Associations between SGBs and disease or age were performed in the same manner as for GWSS clusters in each SGB, with the formula Y (disease or advanced age) = β1SGB1 + β2SGB2 + …βnSGBn + μ, where SGB1, SGB2, … SGBn represent individual SGBs. Owing to the large number of metagenomes associated with each SGB, we did not test for geographical bias in each SGB.
Identification of sweep-specific genes
To identify sweep-specific genes that were specific to each GWSS cluster (genes that are both highly differentiated from other GWSS clusters and missing from sister genomes), we first predicted all protein-coding genes in the CCF and isolate genomes (Prodigal v.2.6.3)76 from each of the isolate-based sweep clusters. The protein-coding genes in each CCF were then pairwise aligned at the protein and nucleotide level (BLAST v.2.15.0+)77, and proteins found in a single CCF were selected as sweep-specific genes.

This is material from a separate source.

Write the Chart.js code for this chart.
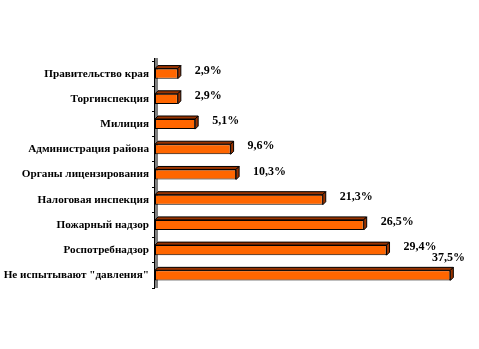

Specifically, the selected proteins had no homologue in the other CCFs after filtering for alignments with over 60% amino acid identity and alignment length. We then required that the genes encoding the selected proteins in each CCF are identical at the nucleotide level in isolate genomes in the corresponding sweep cluster and share less than 60% nucleotide identity and alignment length with sister genomes (up to six isolates that were most closely related to the sweep). Selected protein-coding genes were annotated using EggNOG (emapper v.2.1.12, database v.5.0.2)78 and Prokka (v.1.14.6)79. Finally, to test for COG categories or Pfam families enriched in the sweep-specific gene clusters, annotations of the sweep-specific genes were compared with those in the entire CCFs using a Fisher’s exact test with Bonferroni correction.
Statistical analysis
Statistical analyses and graphical representations were performed in R (v.4.2.1)80 using base R statistical functions and ggplot2 (v.3.5.1)81, ggpubr (v.0.6.0)82, ggtree (v.3.4.4)83, ggtreeExtra (v.1.6.1)84 and ComplexHeatmap (v.2.12.1)85. Correction for multiple testing (Benjamini–Hochberg procedure) was applied when appropriate and significance was defined at Padj < 0.05. All tests were two-sided, except for those assessing functional enrichment of genes specific to GWSS clusters. To access differences between two groups, Student’s t-test was performed on data that passed the Shapiro–Wilk normality test; otherwise, a Wilcoxon rank-sum test was performed. Correlations were assessed with Spearman’s tests. All geographical biases in the datasets were accessed either with a chi-squared test or a Fisher’s exact test.
Ethical compliance
For the Austrian isolate collection, study approval was granted by the ethics committee of the Medical University of Vienna (EK-Nr: 1617/2014, 1910/2019). All study participants gave written informed consent before study inclusion. The study was conducted in accordance with the ethical principles of the Declaration of Helsinki. The analysis of the Global Microbiome Conservancy isolate dataset was conducted with authorized access to data from the database of Genotypes and Phenotypes (accession phs002235.v1.p1) under approval from the US National Human Genome Research Institute.
Reporting summary
Further information on research design is available in the Nature Portfolio Reporting Summary linked to this article.